Dr Potter began by examining the context in which this research is needed. Entrepreneurship policy represents a significant portion of expenditure among OECD countries, accounting for 0.6 percent of GDP in the UK in 2004 and 1.3 percent of GDP in Sweden in 2011 – that’s equivalent to expenditure on the police force.
However, many entrepreneurship programmes have not been evaluated, or have been subject to a very light-touch evaluation process, which makes it difficult to understand their impact and make evidence-based policy decisions.

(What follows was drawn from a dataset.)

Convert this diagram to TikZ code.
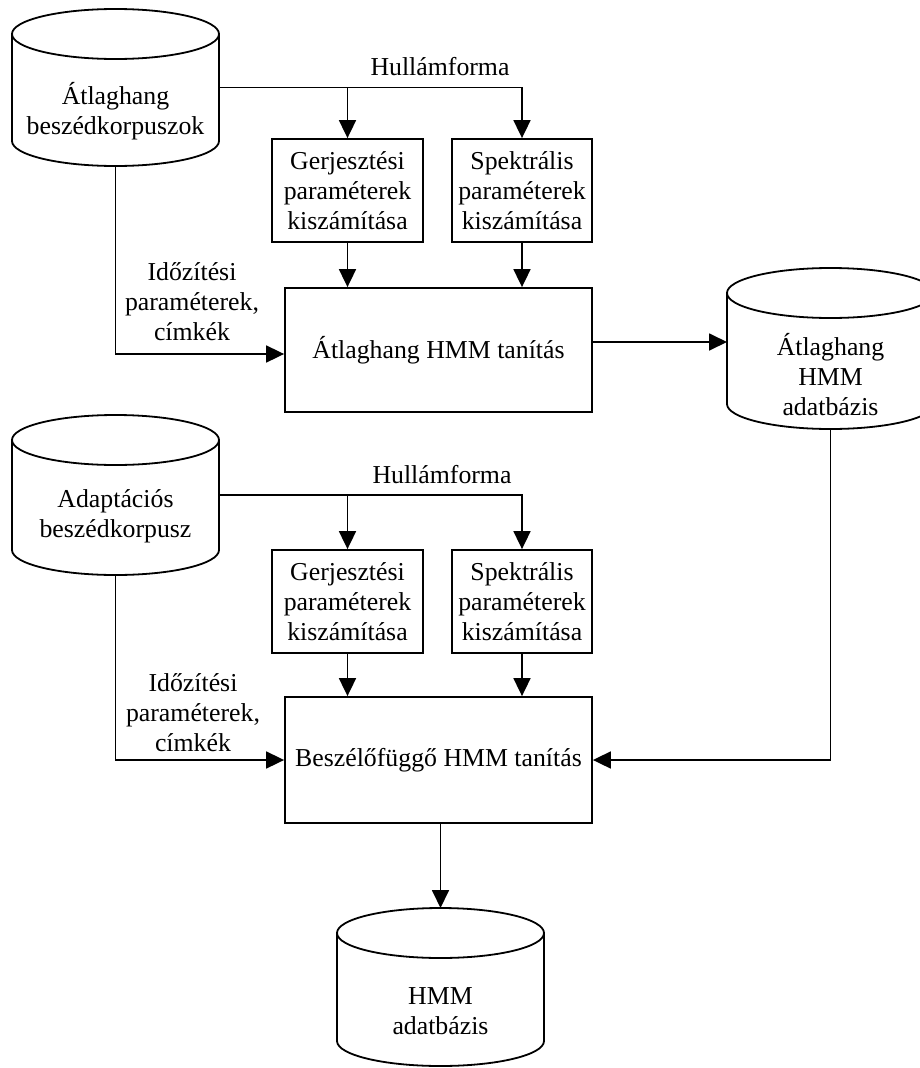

Dr Potter indicated that OECD governments have called for an update of the OECD Framework for the Evaluation of SME and Entrepreneurship Policies and Programmes which he co-authored in 2007, so as to take account of the availability of improved evaluation methods and data.
He talked through the OECD work now underway to review the evidence from the small body of truly reliable entrepreneurship policy evaluations available internationally and identify their lessons for policy and evaluation.

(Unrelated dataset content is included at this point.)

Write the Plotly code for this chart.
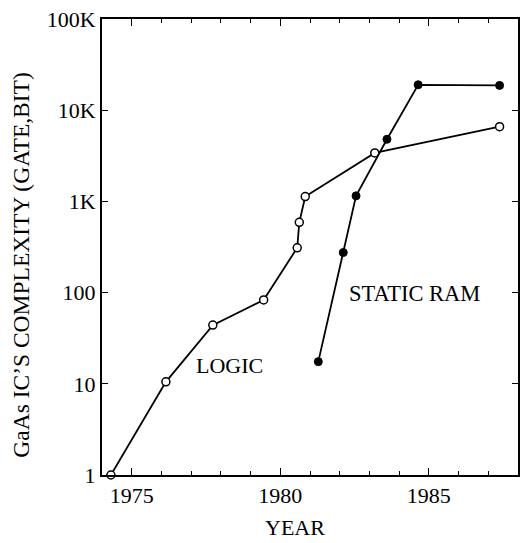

There are two key areas for debate:
- Which types of entrepreneurship policy are effective?
- What needs to be improved in entrepreneurship policy research?
Criticisms of entrepreneurship policy
Acs et al. (2016) offer some helpful starting criticism on entrepreneurship policy:
- Policies waste taxpayer money by targeting the wrong groups, for example by providing additional encouragement to those already intent on becoming entrepreneurs, rather than motivating other groups to grow their business
- Entrepreneurship could be stimulated in better ways than by programmes targeting entrepreneurs, for example investment in STEM education to produce more engineers, some of whom will start high-tech businesses.
The bottom line is, in its current form, does entrepreneurship policy make an impact, and is it value for money?
Unfortunately, the quality of the bulk of available entrepreneurship policy evaluations makes it difficult to draw conclusions. In Gibbons et al.’s 2015 Review of Government Evaluations for the National Audit Office, for example, none of the entrepreneurship policy evaluations reviewed gave convincing evidence, compared to 70 percent of the labour market evaluations. Among the weaknesses cited were a lack of control group to compare the outcomes on participants and non-participants, or drawing the conclusions on the basis of possibly biased or ill-informed questionnaire responses from programme beneficiaries.
Meta-evaluation and a mixed picture from OECD countries
Meta-evaluations conducted on entrepreneurship policy impact present a mixed picture: some meta-evaluations have broadly positive findings but others are inconclusive about whether the policy has an impact, or find mixed results, with impacts on some metrics, such as networking or financing, but not others such as employment or productivity. There is a strong bias in these meta-evaluations towards assessing financial interventions, and it is difficult to obtain good information on the impact of advice and training.
Examining 51 evaluations of high technical standard from across OECD countries, only half of policy interventions had a clearly positive impact on the substantial weight of metrics. Again it is difficult to find high quality control-group based evaluations in certain areas, such as business advice, entrepreneurship skills and cluster policies.
There are a few possible explanations for this mixed result:
- As Acs et al. (2016) argue, intervention is only justified where there is a clear market failure
- Programme outcomes are affected by the national and regional context, such as boom and bust economies
- There are disparities in the details of programme design and delivery on the ground
- The entrepreneurs and enterprises targeted vary in terms of sector and growth ambition
The future of entrepreneurship policy
Further research is needed in order to develop future entrepreneurship policy. The analysis undertaken so far has been useful in identifying key points for further consideration:
- Hard vs soft policies – what should be the balance between financial support and training/advice?
- Selective vs non-selective programmes – which is more likely to lead to positive entrepreneurship outcomes?
- Macro vs micro policies – should the balance shift between developing a favourable business environment and supporting specific entrepreneurs and start-ups?
Dr Potter concluded by emphasising the need for greater scale, frequency, coverage and technical quality of evaluation to compare the impacts of different types of entrepreneurship policy and support a rebalancing towards the most effective approaches.
The presentation was followed by a lively audience debate led by discussant Dina Mansour, who challenged Dr Potter on how policy can be developed that applies to different national contexts, and how business leaders can be given agency in the policy-development process.